STATED GOAL — Write out the material again exactly, please, and omit the pictures.

## BEGIN DATA BLOCK

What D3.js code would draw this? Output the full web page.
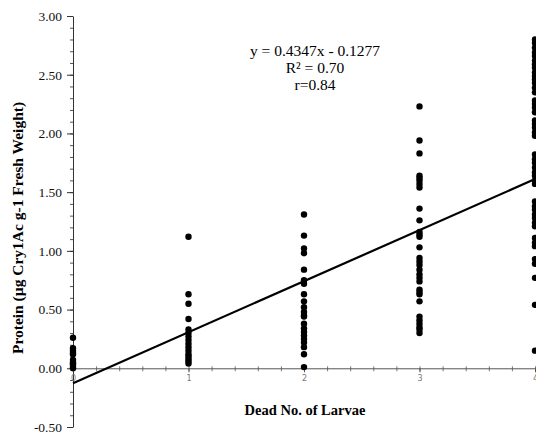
<!DOCTYPE html>
<html>
<head>
<meta charset="utf-8">
<script src="https://cdn.jsdelivr.net/npm/d3@7"></script>
<style>
  body { margin: 0; background: #fff; }
  svg { display: block; font-family: "Liberation Serif", "Times New Roman", serif; }
</style>
</head>
<body>
<div id="chart"></div>
<script>
// Protein values, one list per larvae count
const deadLarvae = [0, 1, 2, 3, 4];
const protein0 = [0.26, 0.17, 0.15, 0.13, 0.12, 0.07, 0.05, 0.04, 0.03, 0.01, 0.00];
const protein1 = [1.12, 0.63, 0.55, 0.42, 0.33, 0.30, 0.27, 0.24, 0.21, 0.18, 0.15, 0.12, 0.10, 0.08, 0.06, 0.04];
const protein2 = [1.31, 1.13, 1.02, 0.98, 0.84, 0.75, 0.72, 0.63, 0.57, 0.52, 0.48, 0.45, 0.44, 0.38, 0.34, 0.31, 0.28, 0.25, 0.22, 0.18, 0.12, 0.01];
const protein3 = [2.23, 1.94, 1.83, 1.64, 1.62, 1.60, 1.57, 1.54, 1.36, 1.26, 1.16, 1.14, 1.12, 1.03, 0.94, 0.91, 0.88, 0.84, 0.80, 0.77, 0.74, 0.67, 0.65, 0.63, 0.57, 0.44, 0.41, 0.38, 0.35, 0.33, 0.30];
const protein4 = [2.80, 2.77, 2.73, 2.69, 2.66, 2.62, 2.59, 2.56, 2.52, 2.49, 2.46, 2.43, 2.39, 2.35, 2.28, 2.25, 2.22, 2.18, 2.11, 2.08, 2.05, 2.01, 1.98, 1.82, 1.78, 1.75, 1.71, 1.67, 1.64, 1.60, 1.57, 1.42, 1.38, 1.35, 1.31, 1.28, 1.24, 1.21, 1.11, 1.07, 1.04, 0.93, 0.89, 0.77, 0.54, 0.15];
const yTicks = [-0.5, 0, 0.5, 1, 1.5, 2, 2.5, 3];
const slope = 0.4347, intercept = -0.1277;
const fitText = ["y = 0.4347x - 0.1277", "R² = 0.70", "r=0.84"];

const width = 536, height = 434;

const svg = d3.select("#chart").append("svg")
  .attr("width", width)
  .attr("height", height);

const x = d3.scaleLinear().domain([0, 4]).range([73, 535]);
const y = d3.scaleLinear().domain([-0.5, 3]).range([427, 16]);

// y axis: major ticks outside, minor every 0.1
svg.append("g")
  .attr("transform", `translate(${x(0)},0)`)
  .call(d3.axisLeft(y).tickValues(d3.range(-0.5, 3.001, 0.1)).tickSize(3).tickFormat(""))
  .call(g => g.select(".domain").remove())
  .selectAll("line").attr("stroke", "#555");

svg.append("g")
  .attr("transform", `translate(${x(0)},0)`)
  .call(d3.axisLeft(y).tickValues(yTicks).tickSize(6).tickSizeOuter(0).tickPadding(5).tickFormat(d3.format(".2f")))
  .call(g => g.select(".domain").attr("stroke", "#333"))
  .call(g => g.selectAll("line").attr("stroke", "#333"))
  .call(g => g.selectAll("text")
    .attr("font-family", "Liberation Serif")
    .attr("font-size", 13.5)
    .attr("fill", "#111")
    .text(d => d < 0 ? "-" + d3.format(".2f")(-d) : d3.format(".2f")(d)));

// x axis at y = 0
svg.append("g")
  .attr("transform", `translate(0,${y(0)})`)
  .call(d3.axisBottom(x).tickValues(d3.range(0, 4.001, 0.2)).tickSize(3).tickFormat(""))
  .call(g => g.select(".domain").remove())
  .selectAll("line").attr("stroke", "#777").attr("y1", -2);

svg.append("g")
  .attr("transform", `translate(0,${y(0)})`)
  .call(d3.axisBottom(x).tickValues(deadLarvae).tickSize(4).tickSizeOuter(0).tickPadding(3).tickFormat(d3.format("d")))
  .call(g => g.select(".domain").attr("stroke", "#555"))
  .call(g => g.selectAll("line").attr("stroke", "#555"))
  .call(g => g.selectAll("text")
    .attr("font-family", "DejaVu Sans")
    .attr("font-size", 8)
    .attr("fill", "#777"));

// regression line
svg.append("line")
  .attr("x1", x(0)).attr("y1", y(intercept))
  .attr("x2", x(4)).attr("y2", y(slope * 4 + intercept))
  .attr("stroke", "#000")
  .attr("stroke-width", 2.2);

// points
const groups = [protein0, protein1, protein2, protein3, protein4];
const points = groups.flatMap((vals, i) => vals.map(v => ({ x: deadLarvae[i], y: v })));

svg.append("g")
  .selectAll("circle")
  .data(points)
  .join("circle")
  .attr("cx", d => x(d.x))
  .attr("cy", d => y(d.y))
  .attr("r", 3.2)
  .attr("fill", "#000");

// equation
svg.append("text")
  .attr("text-anchor", "middle")
  .attr("font-size", 15.5)
  .selectAll("tspan")
  .data(fitText)
  .join("tspan")
  .attr("x", 315)
  .attr("y", (d, i) => 56 + i * 17)
  .text(d => d);

// axis titles
svg.append("text")
  .attr("transform", `translate(23,${228}) rotate(-90)`)
  .attr("text-anchor", "middle")
  .attr("font-size", 15.5)
  .attr("font-weight", "bold")
  .text("Protein (µg Cry1Ac g-1 Fresh Weight)");

svg.append("text")
  .attr("x", 305)
  .attr("y", 415)
  .attr("text-anchor", "middle")
  .attr("font-size", 14.5)
  .attr("font-weight", "bold")
  .text("Dead No. of Larvae");
</script>
</body>
</html>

## END DATA BLOCK

WORKED SOLUTION —
What D3.js code would draw this? Output the full web page.
<!DOCTYPE html>
<html>
<head>
<meta charset="utf-8">
<script src="https://cdn.jsdelivr.net/npm/d3@7"></script>
<style>
  body { margin: 0; background: #fff; }
  svg { display: block; font-family: "Liberation Serif", "Times New Roman", serif; }
</style>
</head>
<body>
<div id="chart"></div>
<script>
// Protein values, one list per larvae count
const deadLarvae = [0, 1, 2, 3, 4];
const protein0 = [0.26, 0.17, 0.15, 0.13, 0.12, 0.07, 0.05, 0.04, 0.03, 0.01, 0.00];
const protein1 = [1.12, 0.63, 0.55, 0.42, 0.33, 0.30, 0.27, 0.24, 0.21, 0.18, 0.15, 0.12, 0.10, 0.08, 0.06, 0.04];
const protein2 = [1.31, 1.13, 1.02, 0.98, 0.84, 0.75, 0.72, 0.63, 0.57, 0.52, 0.48, 0.45, 0.44, 0.38, 0.34, 0.31, 0.28, 0.25, 0.22, 0.18, 0.12, 0.01];
const protein3 = [2.23, 1.94, 1.83, 1.64, 1.62, 1.60, 1.57, 1.54, 1.36, 1.26, 1.16, 1.14, 1.12, 1.03, 0.94, 0.91, 0.88, 0.84, 0.80, 0.77, 0.74, 0.67, 0.65, 0.63, 0.57, 0.44, 0.41, 0.38, 0.35, 0.33, 0.30];
const protein4 = [2.80, 2.77, 2.73, 2.69, 2.66, 2.62, 2.59, 2.56, 2.52, 2.49, 2.46, 2.43, 2.39, 2.35, 2.28, 2.25, 2.22, 2.18, 2.11, 2.08, 2.05, 2.01, 1.98, 1.82, 1.78, 1.75, 1.71, 1.67, 1.64, 1.60, 1.57, 1.42, 1.38, 1.35, 1.31, 1.28, 1.24, 1.21, 1.11, 1.07, 1.04, 0.93, 0.89, 0.77, 0.54, 0.15];
const yTicks = [-0.5, 0, 0.5, 1, 1.5, 2, 2.5, 3];
const slope = 0.4347, intercept = -0.1277;
const fitText = ["y = 0.4347x - 0.1277", "R² = 0.70", "r=0.84"];

const width = 536, height = 434;

const svg = d3.select("#chart").append("svg")
  .attr("width", width)
  .attr("height", height);

const x = d3.scaleLinear().domain([0, 4]).range([73, 535]);
const y = d3.scaleLinear().domain([-0.5, 3]).range([427, 16]);

// y axis: major ticks outside, minor every 0.1
svg.append("g")
  .attr("transform", `translate(${x(0)},0)`)
  .call(d3.axisLeft(y).tickValues(d3.range(-0.5, 3.001, 0.1)).tickSize(3).tickFormat(""))
  .call(g => g.select(".domain").remove())
  .selectAll("line").attr("stroke", "#555");

svg.append("g")
  .attr("transform", `translate(${x(0)},0)`)
  .call(d3.axisLeft(y).tickValues(yTicks).tickSize(6).tickSizeOuter(0).tickPadding(5).tickFormat(d3.format(".2f")))
  .call(g => g.select(".domain").attr("stroke", "#333"))
  .call(g => g.selectAll("line").attr("stroke", "#333"))
  .call(g => g.selectAll("text")
    .attr("font-family", "Liberation Serif")
    .attr("font-size", 13.5)
    .attr("fill", "#111")
    .text(d => d < 0 ? "-" + d3.format(".2f")(-d) : d3.format(".2f")(d)));

// x axis at y = 0
svg.append("g")
  .attr("transform", `translate(0,${y(0)})`)
  .call(d3.axisBottom(x).tickValues(d3.range(0, 4.001, 0.2)).tickSize(3).tickFormat(""))
  .call(g => g.select(".domain").remove())
  .selectAll("line").attr("stroke", "#777").attr("y1", -2);

svg.append("g")
  .attr("transform", `translate(0,${y(0)})`)
  .call(d3.axisBottom(x).tickValues(deadLarvae).tickSize(4).tickSizeOuter(0).tickPadding(3).tickFormat(d3.format("d")))
  .call(g => g.select(".domain").attr("stroke", "#555"))
  .call(g => g.selectAll("line").attr("stroke", "#555"))
  .call(g => g.selectAll("text")
    .attr("font-family", "DejaVu Sans")
    .attr("font-size", 8)
    .attr("fill", "#777"));

// regression line
svg.append("line")
  .attr("x1", x(0)).attr("y1", y(intercept))
  .attr("x2", x(4)).attr("y2", y(slope * 4 + intercept))
  .attr("stroke", "#000")
  .attr("stroke-width", 2.2);

// points
const groups = [protein0, protein1, protein2, protein3, protein4];
const points = groups.flatMap((vals, i) => vals.map(v => ({ x: deadLarvae[i], y: v })));

svg.append("g")
  .selectAll("circle")
  .data(points)
  .join("circle")
  .attr("cx", d => x(d.x))
  .attr("cy", d => y(d.y))
  .attr("r", 3.2)
  .attr("fill", "#000");

// equation
svg.append("text")
  .attr("text-anchor", "middle")
  .attr("font-size", 15.5)
  .selectAll("tspan")
  .data(fitText)
  .join("tspan")
  .attr("x", 315)
  .attr("y", (d, i) => 56 + i * 17)
  .text(d => d);

// axis titles
svg.append("text")
  .attr("transform", `translate(23,${228}) rotate(-90)`)
  .attr("text-anchor", "middle")
  .attr("font-size", 15.5)
  .attr("font-weight", "bold")
  .text("Protein (µg Cry1Ac g-1 Fresh Weight)");

svg.append("text")
  .attr("x", 305)
  .attr("y", 415)
  .attr("text-anchor", "middle")
  .attr("font-size", 14.5)
  .attr("font-weight", "bold")
  .text("Dead No. of Larvae");
</script>
</body>
</html>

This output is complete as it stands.